Supplied records:
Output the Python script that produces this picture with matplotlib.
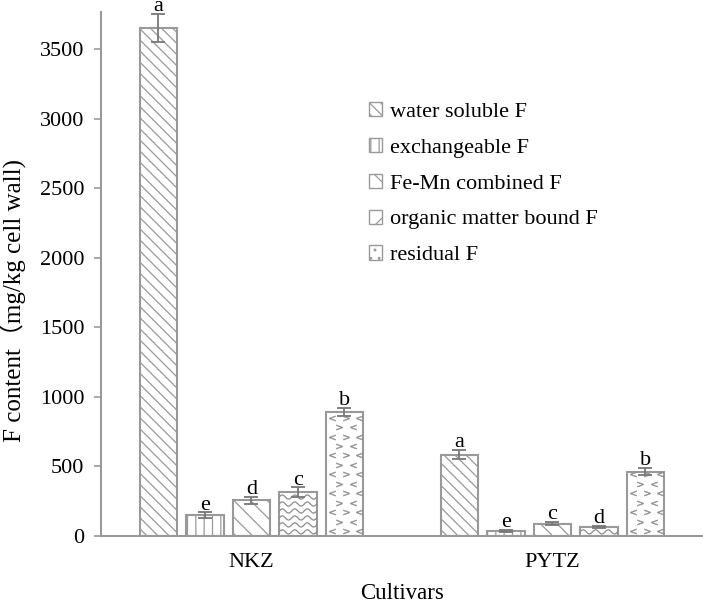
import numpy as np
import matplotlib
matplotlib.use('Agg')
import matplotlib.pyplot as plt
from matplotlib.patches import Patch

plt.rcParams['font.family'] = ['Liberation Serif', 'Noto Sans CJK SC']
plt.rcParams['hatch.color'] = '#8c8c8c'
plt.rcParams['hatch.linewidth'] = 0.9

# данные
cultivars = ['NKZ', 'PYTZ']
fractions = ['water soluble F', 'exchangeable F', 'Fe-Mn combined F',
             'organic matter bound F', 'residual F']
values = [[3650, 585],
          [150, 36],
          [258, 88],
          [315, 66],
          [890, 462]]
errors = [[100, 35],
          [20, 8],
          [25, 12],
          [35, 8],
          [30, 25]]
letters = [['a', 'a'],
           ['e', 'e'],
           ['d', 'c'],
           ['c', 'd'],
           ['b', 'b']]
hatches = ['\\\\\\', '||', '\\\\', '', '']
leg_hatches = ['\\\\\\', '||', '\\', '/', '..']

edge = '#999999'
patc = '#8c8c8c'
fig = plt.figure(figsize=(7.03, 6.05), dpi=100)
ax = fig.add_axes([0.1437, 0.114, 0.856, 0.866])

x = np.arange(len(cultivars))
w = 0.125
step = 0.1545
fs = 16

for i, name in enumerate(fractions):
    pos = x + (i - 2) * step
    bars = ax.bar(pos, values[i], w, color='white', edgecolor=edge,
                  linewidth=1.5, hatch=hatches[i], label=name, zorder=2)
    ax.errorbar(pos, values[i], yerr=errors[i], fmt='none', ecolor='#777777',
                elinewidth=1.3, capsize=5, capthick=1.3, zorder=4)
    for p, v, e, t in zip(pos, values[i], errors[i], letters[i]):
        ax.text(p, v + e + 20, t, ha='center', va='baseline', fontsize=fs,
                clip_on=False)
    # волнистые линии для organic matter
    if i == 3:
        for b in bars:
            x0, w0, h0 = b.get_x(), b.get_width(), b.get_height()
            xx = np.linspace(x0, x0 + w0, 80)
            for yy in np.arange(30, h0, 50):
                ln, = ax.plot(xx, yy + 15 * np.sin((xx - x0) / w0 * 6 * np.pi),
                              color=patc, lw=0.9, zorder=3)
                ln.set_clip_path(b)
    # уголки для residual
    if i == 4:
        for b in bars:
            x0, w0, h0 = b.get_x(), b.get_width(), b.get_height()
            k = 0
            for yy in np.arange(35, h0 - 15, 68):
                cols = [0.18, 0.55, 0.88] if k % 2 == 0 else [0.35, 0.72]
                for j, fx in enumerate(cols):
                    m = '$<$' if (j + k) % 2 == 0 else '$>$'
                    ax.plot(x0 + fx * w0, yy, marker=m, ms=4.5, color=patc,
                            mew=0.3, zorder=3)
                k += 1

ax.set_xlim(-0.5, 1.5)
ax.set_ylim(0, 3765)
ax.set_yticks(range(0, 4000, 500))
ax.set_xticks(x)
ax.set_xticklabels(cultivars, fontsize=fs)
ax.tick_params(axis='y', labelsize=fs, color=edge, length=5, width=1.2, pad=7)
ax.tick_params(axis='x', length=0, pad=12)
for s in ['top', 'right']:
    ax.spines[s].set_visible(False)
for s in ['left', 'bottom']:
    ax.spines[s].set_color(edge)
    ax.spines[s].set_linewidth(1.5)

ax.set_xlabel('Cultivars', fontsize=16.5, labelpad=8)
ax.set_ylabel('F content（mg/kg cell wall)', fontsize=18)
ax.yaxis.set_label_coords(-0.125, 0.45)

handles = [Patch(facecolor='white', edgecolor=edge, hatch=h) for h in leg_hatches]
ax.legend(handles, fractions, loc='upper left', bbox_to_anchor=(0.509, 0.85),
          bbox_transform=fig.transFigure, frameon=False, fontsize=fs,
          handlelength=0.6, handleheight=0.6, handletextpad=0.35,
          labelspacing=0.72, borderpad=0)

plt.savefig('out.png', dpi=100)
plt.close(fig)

==

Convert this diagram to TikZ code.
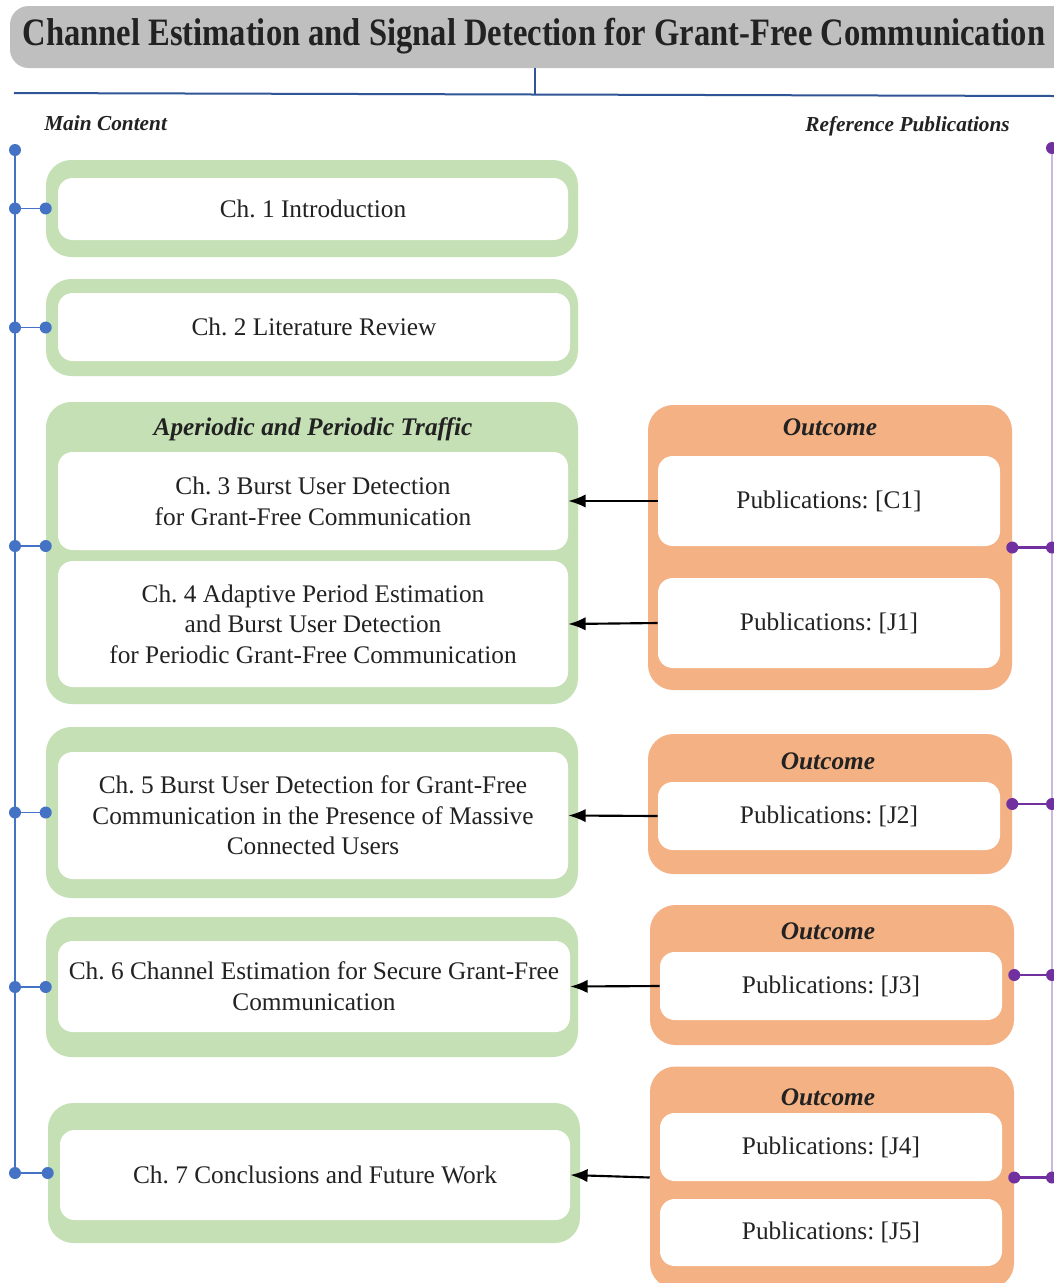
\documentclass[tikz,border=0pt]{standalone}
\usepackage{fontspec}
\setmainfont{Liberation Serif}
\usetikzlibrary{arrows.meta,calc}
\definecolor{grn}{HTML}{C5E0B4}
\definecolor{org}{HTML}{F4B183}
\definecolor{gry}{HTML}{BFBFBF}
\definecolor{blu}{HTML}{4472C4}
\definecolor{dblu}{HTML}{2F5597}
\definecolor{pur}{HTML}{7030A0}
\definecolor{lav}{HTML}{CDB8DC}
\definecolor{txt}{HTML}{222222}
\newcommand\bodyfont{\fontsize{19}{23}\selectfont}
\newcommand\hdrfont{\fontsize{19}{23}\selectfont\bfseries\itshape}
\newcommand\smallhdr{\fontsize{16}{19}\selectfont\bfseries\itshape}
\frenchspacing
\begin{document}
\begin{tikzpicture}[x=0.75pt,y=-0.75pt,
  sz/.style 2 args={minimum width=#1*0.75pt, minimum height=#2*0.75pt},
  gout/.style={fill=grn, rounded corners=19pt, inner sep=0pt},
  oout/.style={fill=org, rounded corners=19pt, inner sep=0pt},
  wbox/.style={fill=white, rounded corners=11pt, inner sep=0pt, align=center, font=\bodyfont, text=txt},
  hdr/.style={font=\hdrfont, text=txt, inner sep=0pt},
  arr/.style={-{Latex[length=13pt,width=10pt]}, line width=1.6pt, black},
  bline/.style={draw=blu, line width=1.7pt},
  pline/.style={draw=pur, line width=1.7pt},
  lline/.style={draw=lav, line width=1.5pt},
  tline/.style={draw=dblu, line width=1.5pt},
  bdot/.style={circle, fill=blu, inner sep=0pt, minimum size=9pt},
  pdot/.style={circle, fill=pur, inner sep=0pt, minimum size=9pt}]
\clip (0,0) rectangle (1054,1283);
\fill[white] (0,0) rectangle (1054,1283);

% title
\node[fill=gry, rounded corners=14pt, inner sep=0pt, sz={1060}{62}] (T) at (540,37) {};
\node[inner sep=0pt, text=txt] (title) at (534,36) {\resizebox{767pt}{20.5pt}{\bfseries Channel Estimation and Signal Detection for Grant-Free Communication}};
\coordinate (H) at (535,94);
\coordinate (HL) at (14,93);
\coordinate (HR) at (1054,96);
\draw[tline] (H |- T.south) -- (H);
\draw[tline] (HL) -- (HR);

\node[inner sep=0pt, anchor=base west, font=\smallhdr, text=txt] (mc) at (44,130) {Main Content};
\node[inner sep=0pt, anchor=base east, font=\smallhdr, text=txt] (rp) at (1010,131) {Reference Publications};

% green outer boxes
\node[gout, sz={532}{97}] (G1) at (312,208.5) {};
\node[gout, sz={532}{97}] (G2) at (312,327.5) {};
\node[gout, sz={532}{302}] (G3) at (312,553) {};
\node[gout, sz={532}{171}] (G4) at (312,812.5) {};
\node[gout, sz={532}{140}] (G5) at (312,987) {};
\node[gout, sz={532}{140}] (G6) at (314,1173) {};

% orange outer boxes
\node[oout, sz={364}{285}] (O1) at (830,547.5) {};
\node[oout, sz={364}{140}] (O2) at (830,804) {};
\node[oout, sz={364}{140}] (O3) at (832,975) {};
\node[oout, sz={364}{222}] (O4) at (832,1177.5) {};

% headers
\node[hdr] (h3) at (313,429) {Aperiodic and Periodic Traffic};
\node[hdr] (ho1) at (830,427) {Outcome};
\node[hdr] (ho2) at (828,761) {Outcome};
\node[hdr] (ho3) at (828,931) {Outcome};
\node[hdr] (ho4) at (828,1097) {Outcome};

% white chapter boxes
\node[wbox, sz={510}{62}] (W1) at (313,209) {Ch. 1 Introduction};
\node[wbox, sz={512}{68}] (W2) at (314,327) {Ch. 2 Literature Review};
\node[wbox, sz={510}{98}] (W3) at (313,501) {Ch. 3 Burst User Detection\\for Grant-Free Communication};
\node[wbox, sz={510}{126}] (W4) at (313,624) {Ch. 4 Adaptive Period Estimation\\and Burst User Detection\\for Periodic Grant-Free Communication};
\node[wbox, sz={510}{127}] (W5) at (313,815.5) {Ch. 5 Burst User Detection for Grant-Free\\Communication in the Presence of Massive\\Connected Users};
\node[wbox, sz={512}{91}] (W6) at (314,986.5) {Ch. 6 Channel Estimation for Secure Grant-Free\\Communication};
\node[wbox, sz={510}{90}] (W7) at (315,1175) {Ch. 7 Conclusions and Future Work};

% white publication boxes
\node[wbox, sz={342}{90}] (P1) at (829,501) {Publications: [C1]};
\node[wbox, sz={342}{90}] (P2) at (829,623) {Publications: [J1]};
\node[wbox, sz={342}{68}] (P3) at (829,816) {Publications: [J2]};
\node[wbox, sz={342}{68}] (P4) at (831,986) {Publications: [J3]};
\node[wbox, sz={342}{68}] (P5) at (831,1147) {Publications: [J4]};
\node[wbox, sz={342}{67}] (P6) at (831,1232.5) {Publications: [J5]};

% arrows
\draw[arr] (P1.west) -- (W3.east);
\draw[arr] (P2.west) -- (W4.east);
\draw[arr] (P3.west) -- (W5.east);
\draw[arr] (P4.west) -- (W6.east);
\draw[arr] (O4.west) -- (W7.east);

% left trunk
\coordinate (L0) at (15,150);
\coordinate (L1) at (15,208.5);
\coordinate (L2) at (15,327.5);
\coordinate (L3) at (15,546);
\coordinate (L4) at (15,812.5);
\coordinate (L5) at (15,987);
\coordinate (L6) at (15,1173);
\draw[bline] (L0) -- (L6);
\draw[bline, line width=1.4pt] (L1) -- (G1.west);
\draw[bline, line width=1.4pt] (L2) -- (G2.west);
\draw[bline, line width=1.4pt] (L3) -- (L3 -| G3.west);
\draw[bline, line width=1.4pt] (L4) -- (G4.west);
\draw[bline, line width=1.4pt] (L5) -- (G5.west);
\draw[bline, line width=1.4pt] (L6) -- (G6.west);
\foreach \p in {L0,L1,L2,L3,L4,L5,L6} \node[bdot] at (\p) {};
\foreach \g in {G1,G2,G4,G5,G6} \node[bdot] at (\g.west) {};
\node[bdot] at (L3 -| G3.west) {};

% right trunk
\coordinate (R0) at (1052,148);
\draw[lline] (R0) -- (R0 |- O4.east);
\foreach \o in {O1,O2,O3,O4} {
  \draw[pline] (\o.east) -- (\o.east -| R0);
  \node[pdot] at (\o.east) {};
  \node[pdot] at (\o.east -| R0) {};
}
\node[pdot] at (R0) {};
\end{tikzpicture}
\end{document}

* * *

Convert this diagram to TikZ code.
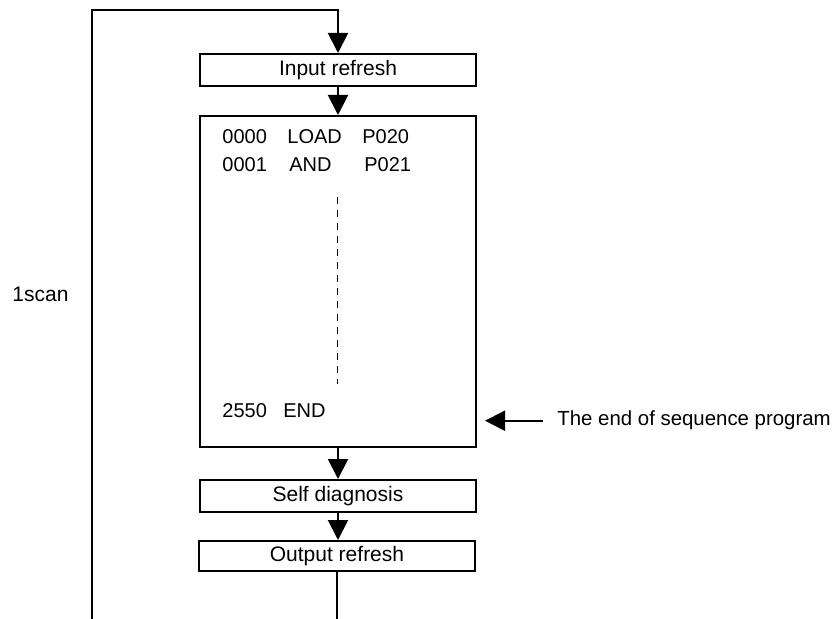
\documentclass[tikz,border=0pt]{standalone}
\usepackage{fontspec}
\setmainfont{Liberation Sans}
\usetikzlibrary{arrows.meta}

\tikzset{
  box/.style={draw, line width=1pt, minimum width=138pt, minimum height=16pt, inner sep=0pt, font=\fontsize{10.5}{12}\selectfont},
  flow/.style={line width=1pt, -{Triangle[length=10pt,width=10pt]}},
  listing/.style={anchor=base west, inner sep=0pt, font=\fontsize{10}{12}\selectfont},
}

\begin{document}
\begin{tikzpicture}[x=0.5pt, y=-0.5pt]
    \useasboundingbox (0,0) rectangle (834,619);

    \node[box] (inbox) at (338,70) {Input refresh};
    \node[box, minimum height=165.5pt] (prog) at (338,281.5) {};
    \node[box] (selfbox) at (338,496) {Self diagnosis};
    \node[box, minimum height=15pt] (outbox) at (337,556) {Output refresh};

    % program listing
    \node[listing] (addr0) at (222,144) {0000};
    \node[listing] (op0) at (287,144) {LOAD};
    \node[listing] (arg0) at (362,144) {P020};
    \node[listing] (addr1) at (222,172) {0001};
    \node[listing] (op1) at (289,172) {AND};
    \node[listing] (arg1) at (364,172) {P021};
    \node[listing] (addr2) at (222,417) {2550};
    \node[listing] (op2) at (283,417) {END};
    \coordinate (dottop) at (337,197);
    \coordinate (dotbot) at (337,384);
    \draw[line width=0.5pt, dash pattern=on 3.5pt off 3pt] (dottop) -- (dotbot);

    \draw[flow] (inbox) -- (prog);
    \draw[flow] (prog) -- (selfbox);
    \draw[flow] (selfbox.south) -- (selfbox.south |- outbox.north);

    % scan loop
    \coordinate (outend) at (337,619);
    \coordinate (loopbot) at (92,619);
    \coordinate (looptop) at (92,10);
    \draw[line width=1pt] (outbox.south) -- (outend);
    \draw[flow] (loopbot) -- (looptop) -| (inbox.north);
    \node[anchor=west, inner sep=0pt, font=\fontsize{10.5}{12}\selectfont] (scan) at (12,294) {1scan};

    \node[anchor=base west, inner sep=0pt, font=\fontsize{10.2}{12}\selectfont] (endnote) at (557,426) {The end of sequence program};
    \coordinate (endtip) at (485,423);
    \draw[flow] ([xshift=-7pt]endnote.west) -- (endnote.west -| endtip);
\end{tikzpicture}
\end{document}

Task to carry out: Go back to the listing above and reproduce, exactly, the stretch from the line bearing "Output the Python" through the line bearing "plt.rcParams['hatch.linewidth'] = 0.9", without its pictures.

Right answer:
Output the Python script that produces this picture with matplotlib.
import numpy as np
import matplotlib
matplotlib.use('Agg')
import matplotlib.pyplot as plt
from matplotlib.patches import Patch

plt.rcParams['font.family'] = ['Liberation Serif', 'Noto Sans CJK SC']
plt.rcParams['hatch.color'] = '#8c8c8c'
plt.rcParams['hatch.linewidth'] = 0.9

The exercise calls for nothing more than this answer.